Je restais sceptique : pourquoi un délai si long avant reprise du trafic ? Pourquoi dans un premier temps des hoquets puis un arrêt avant soudain une fermeture radicale.

Ce n'est qu'au soir, toujours via un twitos que j'ai eu l'explication : il y avait en fait eu deux incidents distincts et successifs. 

En attendant, c'est fou comme à présent vivants à Paris nous sommes conditionnés vers le pire dès le moindre incident d'un peu d'ampleur.

 

Un de mes camarades libraires passe me voir en fin de journée, il s'étonne d'un message que je n'ai pas reçu, et qui présente un caractère d'urgence. 

Assez vite nous comprenons : il me l'avait envoyé à mon adresse mail perso (plutôt qu'à celui de la librairie) ; or au travail j'ouvre très peu ma messagerie et uniquement lorsqu'il y a une raison précise. Alors qu'en fait dans ce poste-là l'avoir en permanence en ligne serait efficace. 

Mais voilà pendant des décennies j'ai été empêchée de consulter mon mail au travail. Entre mal vu voire carrément interdit pendant des décennies de mon boulot de banque puis de celui en chaîne de librairies, il m'en est resté ce conditionnement qu'au boulot on ne consulte pas ses mails perso. Et j'ai beau savoir que dans celui-ci non seulement je suis libre mais qu'en plus ça serait plus efficace, je ne parviens pas (encore) à y songer. 

L'ensemble de la journée m'a laissée impressionnée d'à quel point nous pouvons être, à notre insu, conditionnés, par des obligations ou interdictions longtemps subies ou bien des événements survenus et qui laissent des sortes de réflexes réels ou de pensées. 

 


Que faire face à un homme qui a faim ?

 

    Pour la deuxième fois j'ai été aujourd'hui confrontée à un homme qui a faim, pas un de ces manchards professionnels dont on se demande pour quel mafia il bosse, non, quelqu'un de courtois, pas agressif, qui demande de l'aide. Et pour la deuxième fois je n'ai pas su aider, pas su quoi faire en fait.

La première c'était un jour d'hiver glacial porte de Clichy et l'homme ne parlait ni français ni anglais. En sortant du RER porte de Clichy j'avais raclé mes fonds de poches pour acheter du pain à ramener à la maison et j'ai mis trop longtemps à comprendre que l'homme aurait voulu que je lui en donnasse un bout. Je m'en veux encore. 

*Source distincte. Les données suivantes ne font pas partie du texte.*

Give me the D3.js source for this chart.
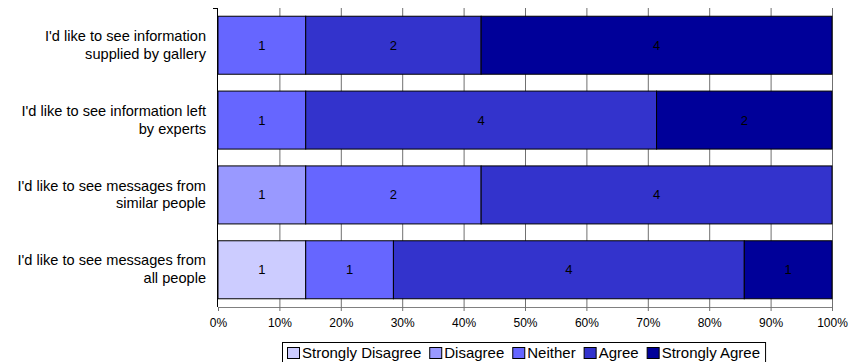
<!DOCTYPE html>
<html>
<head>
<meta charset="utf-8">
<script src="https://cdn.jsdelivr.net/npm/d3@7"></script>
<style>
  body { margin: 0; background: #fff; }
  svg { display: block; font-family: "Liberation Sans", Arial, sans-serif; }
</style>
</head>
<body>
<svg id="chart" width="849" height="362"></svg>
<script>
// Survey statements (two display lines each)
const statements = [
  ["I'd like to see information", "supplied by gallery"],
  ["I'd like to see information left", "by experts"],
  ["I'd like to see messages from", "similar people"],
  ["I'd like to see messages from", "all people"]
];
const responseLevels = ["Strongly Disagree", "Disagree", "Neither", "Agree", "Strongly Agree"];
// Response counts per statement, one array per level
const stronglyDisagree = [0, 0, 0, 1];
const disagree         = [0, 0, 1, 0];
const neither          = [1, 1, 2, 1];
const agree            = [2, 4, 4, 4];
const stronglyAgree    = [4, 2, 0, 1];
const percentTicks = [0, 10, 20, 30, 40, 50, 60, 70, 80, 90, 100];
const levelColors = ["#ccccff", "#9999ff", "#6666ff", "#3333cc", "#000099"];

const seriesValues = [stronglyDisagree, disagree, neither, agree, stronglyAgree];
const rows = statements.map((s, i) => {
  const row = { idx: i };
  responseLevels.forEach((lvl, j) => { row[lvl] = seriesValues[j][i]; });
  return row;
});

const svg = d3.select("#chart");
const margin = { left: 218, right: 17, top: 8, bottom: 55 };
const W = 849, H = 362;
const x = d3.scaleLinear().domain([0, 1]).range([margin.left, W - margin.right]);
const y = d3.scaleBand().domain(d3.range(statements.length))
  .range([margin.top, H - margin.bottom]).paddingInner(0.225).paddingOuter(0.11);

const stacked = d3.stack().keys(responseLevels).offset(d3.stackOffsetExpand)(rows);

// vertical gridlines
svg.append("g").selectAll("line").data(percentTicks.slice(1)).join("line")
  .attr("x1", d => x(d / 100) + 0.5).attr("x2", d => x(d / 100) + 0.5)
  .attr("y1", margin.top).attr("y2", H - margin.bottom)
  .attr("stroke", "#707070").attr("stroke-width", 1);

// stacked bars
const layer = svg.append("g").selectAll("g").data(stacked).join("g")
  .attr("fill", (d, i) => levelColors[i]);
layer.selectAll("rect").data(d => d.map(p => ({ p, key: d.key })))
  .join("rect")
  .filter(d => d.p[1] - d.p[0] > 0)
  .attr("x", d => x(d.p[0]))
  .attr("width", d => x(d.p[1]) - x(d.p[0]))
  .attr("y", d => y(d.p.data.idx))
  .attr("height", y.bandwidth())
  .attr("stroke", "#000").attr("stroke-width", 1);

// segment count labels
const labels = [];
stacked.forEach(s => s.forEach(p => {
  const v = p.data[s.key];
  if (v > 0) labels.push({ v, cx: x((p[0] + p[1]) / 2), cy: y(p.data.idx) + y.bandwidth() / 2 });
}));
svg.append("g").selectAll("text").data(labels).join("text")
  .attr("x", d => d.cx).attr("y", d => d.cy)
  .attr("text-anchor", "middle").attr("dominant-baseline", "central")
  .attr("font-size", 13).attr("fill", "#000")
  .text(d => d.v);

// bottom axis
const xAxis = d3.axisBottom(x).tickValues(percentTicks.map(t => t / 100))
  .tickFormat(d => Math.round(d * 100) + "%").tickSize(4).tickSizeOuter(0);
const gx = svg.append("g").attr("transform", `translate(0,${H - margin.bottom})`).call(xAxis);
gx.select(".domain").attr("stroke", "#808080");
gx.selectAll(".tick line").attr("stroke", "#707070");
gx.selectAll(".tick text").attr("font-size", 12).attr("fill", "#000")
  .attr("font-family", "Liberation Sans, Arial, sans-serif").attr("dy", "1.05em");

// left axis line
svg.append("line").attr("x1", margin.left - 0.5).attr("x2", margin.left - 0.5)
  .attr("y1", margin.top).attr("y2", H - margin.bottom).attr("stroke", "#000");
svg.append("line").attr("x1", margin.left - 5).attr("x2", margin.left)
  .attr("y1", margin.top + 0.5).attr("y2", margin.top + 0.5).attr("stroke", "#000");

// statement labels
const cat = svg.append("g").selectAll("text").data(statements).join("text")
  .attr("text-anchor", "end").attr("font-size", 14.6).attr("fill", "#000")
  .attr("y", (d, i) => y(i) + y.bandwidth() / 2);
cat.selectAll("tspan").data(d => d).join("tspan")
  .attr("x", 206)
  .attr("dy", (d, i) => i === 0 ? "-0.3em" : "1.23em")
  .text(d => d);

// legend
const legend = svg.append("g").attr("transform", "translate(282,342)");
const legendBox = legend.append("rect").attr("x", 0.5).attr("y", 0.5).attr("height", 22)
  .attr("fill", "#fff").attr("stroke", "#000");
let lx = 5;
responseLevels.forEach((lvl, i) => {
  const g = legend.append("g").attr("transform", `translate(${lx},0)`);
  g.append("rect").attr("x", 0.5).attr("y", 5.5).attr("width", 12).attr("height", 11)
    .attr("fill", levelColors[i]).attr("stroke", "#000");
  const t = g.append("text").attr("x", 15).attr("y", 16).attr("font-size", 15)
    .attr("fill", "#000").text(lvl);
  lx += 15 + t.node().getComputedTextLength() + 8;
});
legendBox.attr("width", lx - 3);
</script>
</body>
</html>
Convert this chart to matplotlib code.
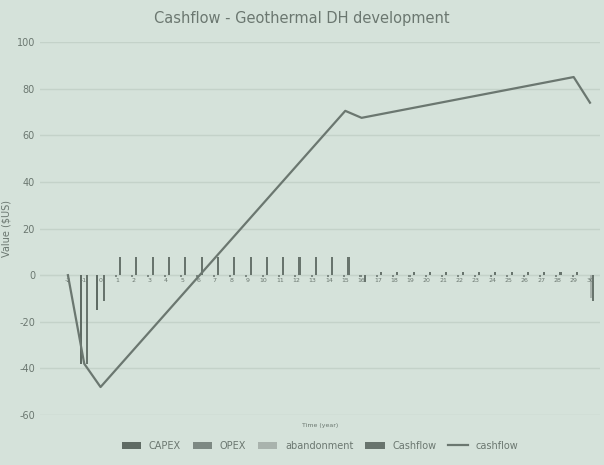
import numpy as np
import matplotlib.pyplot as plt

years = list(range(-2, 31))
capex = {-1: -38, 0: -15}
opex = {y: -0.6 for y in range(1, 30)}
abandonment = {30: -10}
cashflow_bar = {-1: -38, 0: -11, 16: -3, 30: -11}
cashflow_bar.update({y: 8 for y in range(1, 16)})
cashflow_bar.update({y: 1.3 for y in range(17, 30)})
cum_line = [0, -38, -48] + [-48 + 7.9 * i for i in range(1, 16)] + [67.5] + \
    [67.5 + 17.5 / 13 * i for i in range(1, 14)] + [74]

bg = '#d5e2da'
fg = '#6b7770'
plt.rcParams['font.family'] = 'DejaVu Sans'
plt.rcParams['axes.unicode_minus'] = False

fig = plt.figure(figsize=(6.04, 4.65), dpi=100, facecolor=bg)
ax = fig.add_axes([0.066, 0.1075, 0.927, 0.802], facecolor=bg)
x = np.arange(len(years))
w = 0.13
series = [(capex, 'CAPEX', '#5f6b64'), (opex, 'OPEX', '#7d8983'),
          (abandonment, 'abandonment', '#a9b3ad'), (cashflow_bar, 'Cashflow', '#68746d')]
handles = []
for k, (d, lab, c) in enumerate(series):
    vals = [d.get(y, 0) for y in years]
    handles.append(ax.bar(x + (k - 1.5) * w, vals, width=w, color=c, label=lab))
ln, = ax.plot(x, cum_line, color=fg, lw=1.6, label='cashflow')
handles.append(ln)

ax.set_xlim(-1.72, 32.6)
ax.set_ylim(-60, 100)
ax.set_yticks(range(-60, 101, 20))
ax.grid(axis='y', color='#c4d2c9', lw=1)
ax.set_axisbelow(True)
for s in ax.spines.values():
    s.set_visible(False)
ax.set_xticks([])
ax.tick_params(axis='y', length=0, labelsize=7, colors=fg)
for xi, y in zip(x, years):
    ax.text(xi, -2.5, str(y), ha='center', va='center', fontsize=4.5, color=fg)
ax.axhline(0, color='#b9c6be', lw=0.8, zorder=0)
ax.set_ylabel('Value ($US)', fontsize=7, color=fg)
ax.set_xlabel('Time (year)', fontsize=4.5, color=fg, labelpad=6)
fig.text(0.5, 0.96, 'Cashflow - Geothermal DH development', ha='center', va='center',
         fontsize=10.5, color=fg)
ax.legend(handles=handles, loc='upper center', bbox_to_anchor=(0.5, -0.045), ncol=5,
          frameon=False, fontsize=7, labelcolor=fg, handlelength=2, columnspacing=1.2)
fig.savefig('out.png', dpi=100, facecolor=bg)
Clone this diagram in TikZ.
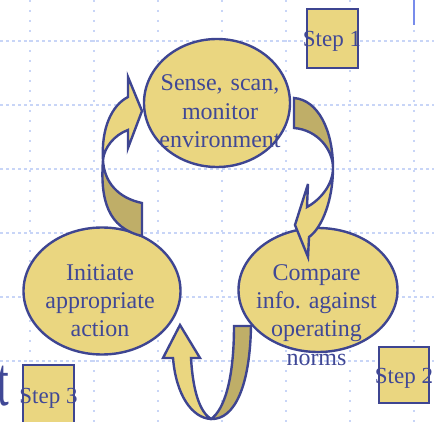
\documentclass[tikz,border=0pt]{standalone}
\usepackage{fontspec}
\setmainfont{Liberation Serif}
\frenchspacing
\usetikzlibrary{shapes.geometric}
\definecolor{ink}{RGB}{62,69,145}
\definecolor{txt}{RGB}{64,72,150}
\definecolor{khaki}{RGB}{234,214,128}
\definecolor{khakidark}{RGB}{191,174,104}
\definecolor{gridblue}{RGB}{200,213,247}
\definecolor{ruleblue}{RGB}{120,140,235}
\begin{document}
\begin{tikzpicture}[x=1pt,y=-1pt,
  stage/.style={ellipse, draw=ink, fill=khaki, line width=2.4pt, inner sep=0pt},
  stagetext/.style={text=txt, font=\fontsize{24}{28.5}\selectfont, align=center,
    text width=170pt, anchor=base, inner sep=0pt},
  stepbox/.style={rectangle, draw=ink, fill=khaki, line width=2.4pt, inner sep=0pt},
  steptext/.style={text=txt, font=\fontsize{23}{27}\selectfont, anchor=base, inner sep=0pt},
  face/.style={fill=khaki},
  back/.style={fill=khakidark},
  rim/.style={draw=ink, line width=2.4pt, line join=miter, miter limit=6},
  hgrid/.style={draw=gridblue, line width=1.3pt, dash pattern=on 3pt off 3pt},
  vgrid/.style={draw=gridblue, line width=1.3pt, dash pattern=on 2pt off 8pt},
]
\useasboundingbox (0,0) rectangle (434,422);
\clip (0,0) rectangle (434,422);

% dotted guide grid
\foreach \y in {41,105,169,233,297,361} \draw[hgrid] (0,\y) -- (434,\y);
\foreach \x in {30,94,158,222,286,350,414} \draw[vgrid] (\x,0) -- (\x,422);
\draw[ruleblue, line width=1.5pt] (414,0) -- (414,25);

% the three stages
\node[stage, minimum width=146pt, minimum height=128pt] (sense) at (217,103) {};
\node[stage, minimum width=157pt, minimum height=127pt] (act) at (102,291) {};
\node[stage, minimum width=159pt, minimum height=124pt] (cmp) at (318,290) {};

% ribbon arrow: act -> sense (left side)
\fill[face] (103,160) .. controls (101,128) and (112,105) .. (128,97) -- (128,77)
  -- (142,111) -- (128,148) -- (128,130) .. controls (114,135) and (104,148) .. (103,160) -- cycle;
\fill[back] (103,160) .. controls (100,200) and (108,228) .. (142,236) -- (142,203)
  .. controls (118,198) and (104,182) .. (103,160) -- cycle;
\draw[rim] (142,236) .. controls (108,228) and (100,200) .. (103,160)
  .. controls (101,128) and (112,105) .. (128,97) -- (128,77) -- (142,111) -- (128,148) -- (128,130)
  .. controls (114,135) and (104,148) .. (103,160)
  .. controls (104,182) and (118,198) .. (142,203) -- cycle;

% ribbon arrow: sense -> cmp (right side)
\fill[back] (294,98) .. controls (318,100) and (333,130) .. (333,168)
  .. controls (333,150) and (318,130) .. (294,128) -- cycle;
\fill[face] (333,168) .. controls (333,200) and (322,228) .. (309,237) -- (308,257) -- (295,225)
  -- (308,184) -- (307,207) .. controls (320,200) and (333,185) .. (333,168) -- cycle;
\draw[rim] (294,128) -- (294,98) .. controls (318,100) and (333,130) .. (333,168)
  .. controls (333,200) and (322,228) .. (309,237) -- (308,257) -- (295,225) -- (308,184) -- (307,207)
  .. controls (320,200) and (333,185) .. (333,168)
  .. controls (333,150) and (318,130) .. (294,128) -- cycle;

% U-turn arrow: cmp -> act (bottom)
\fill[face] (173,358) .. controls (176,395) and (192,418) .. (211,419)
  .. controls (200,412) and (193,392) .. (191,358) -- (200,358) -- (180,325) -- (163,358) -- cycle;
\fill[back] (211,419) .. controls (235,420) and (250,385) .. (251,326) -- (234,326)
  .. controls (234,380) and (224,410) .. (211,419) -- cycle;
\draw[rim] (173,358) .. controls (176,395) and (192,418) .. (211,419)
  .. controls (235,420) and (250,385) .. (251,326) -- (234,326)
  .. controls (234,380) and (224,410) .. (211,419)
  .. controls (200,412) and (193,392) .. (191,358) -- (200,358) -- (180,325) -- (163,358) -- cycle;

% stage labels
\node[stagetext] (sensetext) at (220,91) {Sense, scan,\\monitor\\environment};
\node[stagetext] (acttext) at (100,280) {Initiate\\appropriate\\action};
\node[stagetext] (cmptext) at (316.5,280) {Compare\\info. against\\operating\\norms};

% step tags
\node[stepbox, minimum width=51pt, minimum height=59pt] (step1) at (332.5,38.5) {};
\node[stepbox, minimum width=50pt, minimum height=56pt] (step2) at (404,375) {};
\node[stepbox, minimum width=51pt, minimum height=76pt] (step3) at (48.5,403) {};
\node[steptext] (step1text) at (332,47) {Step 1};
\node[steptext] (step2text) at (404,383) {Step 2};
\node[steptext] (step3text) at (48.5,403) {Step 3};

% trailing letter of a heading cut by the edge
\node[text=txt, font=\fontsize{70}{72}\selectfont, anchor=base east, inner sep=0pt,
  xscale=0.6, transform shape] (tail) at (9,405) {t};
\end{tikzpicture}
\end{document}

La seconde c'était aujourd'hui. Le gars vient à la librairie se présente comme un laveur de carreaux mais voilà depuis le début de l'après-midi il pleut sans arrêt et il me dit je n'ai pas pu travailler, et en fait j'ai faim, s'il vous plaît. Deux clients viennent d'entrer et je dois m'occuper de les servir ou conseiller. Nous allons avoir un auteur tout à l'heure et celui d'entre nous qui fait les courses pour avoir de quoi grignoter dans ces cas-là n'est pas là à ce moment précis n'est pas là. Il reste bien dans un coin je suppose quelques gâteaux secs et cacahuète d'une soirée d'avant, je dois bien avoir de la monnaie qui traîne dans une poche de mon sac dans la réserve, et il y a de l'argent, même si peu, dans la caisse (après tout je pourrais prélever de quoi lui offrir un sandwich puis tirer de l'argent le lendemain matin et rembourser jusqu'au moindre centime après avoir fait de la monnaie pour me payer mon propre repas), il y a aussi des pâtes au frigos à réchauffer pour mon déjeuner du lendemain, mais voilà je suis au travail, je n'ai rien en poche (littéralement, fors des mouchoirs et la clef) le reste n'est pas à moi quelque chose de cet ordre est ancré en moi, alors je dis en pensant que plus tard nous aurons effectivement de quoi grignoter et boire, Là je ne peux rien faire, mais peut-être si vous passez après. En plus que j'aurais pu lui donner de quoi se payer un sandwich à la boulangerie d'à côté, et parier sur la confiance qu'il vienne laver les vitres lorsque ça pourrait. Quelque chose me dit que cet homme était fiable.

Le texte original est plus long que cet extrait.